## EXERCISE DETAILS
Retype, exactly as they stand, the lines from the start of the data to the line that contains "from matplotlib.scale import FuncScale", both ends included. Leave the pictures out.

## SUPPLIED MATERIAL
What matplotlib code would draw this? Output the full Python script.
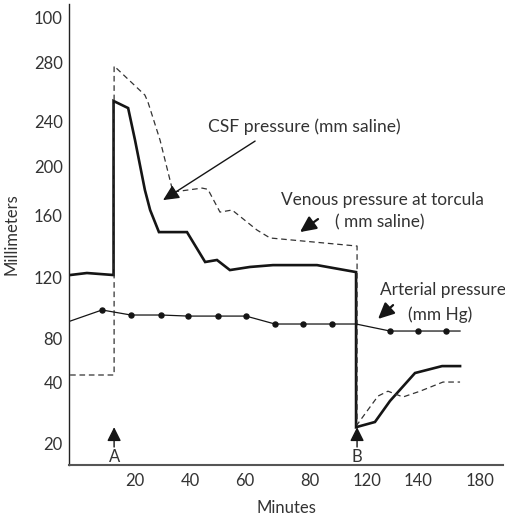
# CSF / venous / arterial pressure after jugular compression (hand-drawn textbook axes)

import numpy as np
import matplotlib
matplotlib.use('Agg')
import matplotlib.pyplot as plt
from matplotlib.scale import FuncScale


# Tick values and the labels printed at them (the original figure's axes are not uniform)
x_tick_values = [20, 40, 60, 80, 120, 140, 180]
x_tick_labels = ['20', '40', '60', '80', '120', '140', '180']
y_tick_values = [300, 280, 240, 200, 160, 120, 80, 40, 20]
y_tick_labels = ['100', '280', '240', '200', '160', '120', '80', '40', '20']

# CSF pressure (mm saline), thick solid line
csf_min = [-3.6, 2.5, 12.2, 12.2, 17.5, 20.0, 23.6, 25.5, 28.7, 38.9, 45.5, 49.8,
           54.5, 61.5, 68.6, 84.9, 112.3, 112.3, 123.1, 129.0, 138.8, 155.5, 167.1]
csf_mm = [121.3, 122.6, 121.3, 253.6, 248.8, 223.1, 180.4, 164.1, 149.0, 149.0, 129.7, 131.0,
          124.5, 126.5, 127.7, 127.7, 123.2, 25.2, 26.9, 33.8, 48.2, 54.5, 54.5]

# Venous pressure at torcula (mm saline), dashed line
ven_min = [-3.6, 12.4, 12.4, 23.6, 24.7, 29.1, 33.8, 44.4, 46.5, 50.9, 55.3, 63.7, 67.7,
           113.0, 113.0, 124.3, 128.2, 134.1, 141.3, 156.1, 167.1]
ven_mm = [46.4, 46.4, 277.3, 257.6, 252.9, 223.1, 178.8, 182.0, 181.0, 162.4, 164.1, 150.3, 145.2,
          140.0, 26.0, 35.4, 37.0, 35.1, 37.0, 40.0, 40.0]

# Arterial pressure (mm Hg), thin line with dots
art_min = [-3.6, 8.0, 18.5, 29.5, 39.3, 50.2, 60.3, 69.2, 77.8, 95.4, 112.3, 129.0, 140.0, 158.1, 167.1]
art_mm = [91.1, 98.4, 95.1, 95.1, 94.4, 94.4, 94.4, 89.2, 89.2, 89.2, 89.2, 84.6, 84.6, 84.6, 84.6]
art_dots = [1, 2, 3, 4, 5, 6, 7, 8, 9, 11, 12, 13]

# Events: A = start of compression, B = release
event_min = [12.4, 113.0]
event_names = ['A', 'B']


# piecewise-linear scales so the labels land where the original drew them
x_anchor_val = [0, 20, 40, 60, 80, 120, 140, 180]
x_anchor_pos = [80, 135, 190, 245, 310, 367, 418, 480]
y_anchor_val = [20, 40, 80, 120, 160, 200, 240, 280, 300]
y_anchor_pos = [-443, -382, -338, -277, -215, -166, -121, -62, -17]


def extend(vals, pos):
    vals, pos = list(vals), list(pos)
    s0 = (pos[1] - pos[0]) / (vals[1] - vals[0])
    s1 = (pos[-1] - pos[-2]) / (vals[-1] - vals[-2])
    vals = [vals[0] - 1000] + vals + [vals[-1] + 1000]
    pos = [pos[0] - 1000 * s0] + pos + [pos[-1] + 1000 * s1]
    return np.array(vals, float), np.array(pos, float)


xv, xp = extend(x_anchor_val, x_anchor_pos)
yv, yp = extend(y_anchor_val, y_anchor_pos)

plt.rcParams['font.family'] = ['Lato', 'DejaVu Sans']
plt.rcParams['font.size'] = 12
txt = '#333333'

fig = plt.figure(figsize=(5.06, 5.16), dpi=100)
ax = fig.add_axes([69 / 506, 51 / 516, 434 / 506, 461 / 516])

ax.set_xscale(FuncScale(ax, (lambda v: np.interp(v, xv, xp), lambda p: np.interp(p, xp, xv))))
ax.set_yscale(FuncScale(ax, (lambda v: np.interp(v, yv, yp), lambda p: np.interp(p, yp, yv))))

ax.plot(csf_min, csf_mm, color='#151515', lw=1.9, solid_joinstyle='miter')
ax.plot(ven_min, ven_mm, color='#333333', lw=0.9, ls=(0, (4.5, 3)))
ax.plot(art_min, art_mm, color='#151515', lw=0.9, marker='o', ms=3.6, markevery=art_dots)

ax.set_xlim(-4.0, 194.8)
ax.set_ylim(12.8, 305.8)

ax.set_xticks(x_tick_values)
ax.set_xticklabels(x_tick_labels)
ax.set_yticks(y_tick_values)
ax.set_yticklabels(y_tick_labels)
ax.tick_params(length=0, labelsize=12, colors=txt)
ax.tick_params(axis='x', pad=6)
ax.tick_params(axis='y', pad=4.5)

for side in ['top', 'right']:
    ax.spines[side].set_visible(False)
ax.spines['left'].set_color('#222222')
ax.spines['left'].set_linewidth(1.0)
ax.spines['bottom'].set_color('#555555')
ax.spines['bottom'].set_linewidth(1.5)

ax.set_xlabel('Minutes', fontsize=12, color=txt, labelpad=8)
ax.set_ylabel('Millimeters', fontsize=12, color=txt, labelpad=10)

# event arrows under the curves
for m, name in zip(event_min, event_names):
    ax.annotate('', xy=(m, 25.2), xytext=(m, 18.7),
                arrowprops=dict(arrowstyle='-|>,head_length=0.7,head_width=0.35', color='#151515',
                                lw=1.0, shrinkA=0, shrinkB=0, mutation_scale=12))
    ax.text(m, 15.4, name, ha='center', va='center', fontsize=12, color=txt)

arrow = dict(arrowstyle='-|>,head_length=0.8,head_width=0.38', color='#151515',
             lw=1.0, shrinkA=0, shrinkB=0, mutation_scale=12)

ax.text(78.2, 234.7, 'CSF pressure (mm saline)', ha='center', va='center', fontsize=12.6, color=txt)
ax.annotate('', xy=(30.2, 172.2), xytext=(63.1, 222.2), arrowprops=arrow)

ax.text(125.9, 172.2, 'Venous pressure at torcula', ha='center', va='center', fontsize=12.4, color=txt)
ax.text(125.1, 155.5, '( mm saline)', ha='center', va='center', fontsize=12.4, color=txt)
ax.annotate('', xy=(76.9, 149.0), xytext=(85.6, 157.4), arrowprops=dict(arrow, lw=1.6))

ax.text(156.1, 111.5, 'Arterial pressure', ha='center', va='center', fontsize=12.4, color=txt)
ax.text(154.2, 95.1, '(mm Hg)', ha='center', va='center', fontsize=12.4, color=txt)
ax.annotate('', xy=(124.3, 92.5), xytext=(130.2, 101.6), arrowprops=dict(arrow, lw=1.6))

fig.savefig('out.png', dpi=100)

## THE SOLUTION
What matplotlib code would draw this? Output the full Python script.
# CSF / venous / arterial pressure after jugular compression (hand-drawn textbook axes)

import numpy as np
import matplotlib
matplotlib.use('Agg')
import matplotlib.pyplot as plt
from matplotlib.scale import FuncScale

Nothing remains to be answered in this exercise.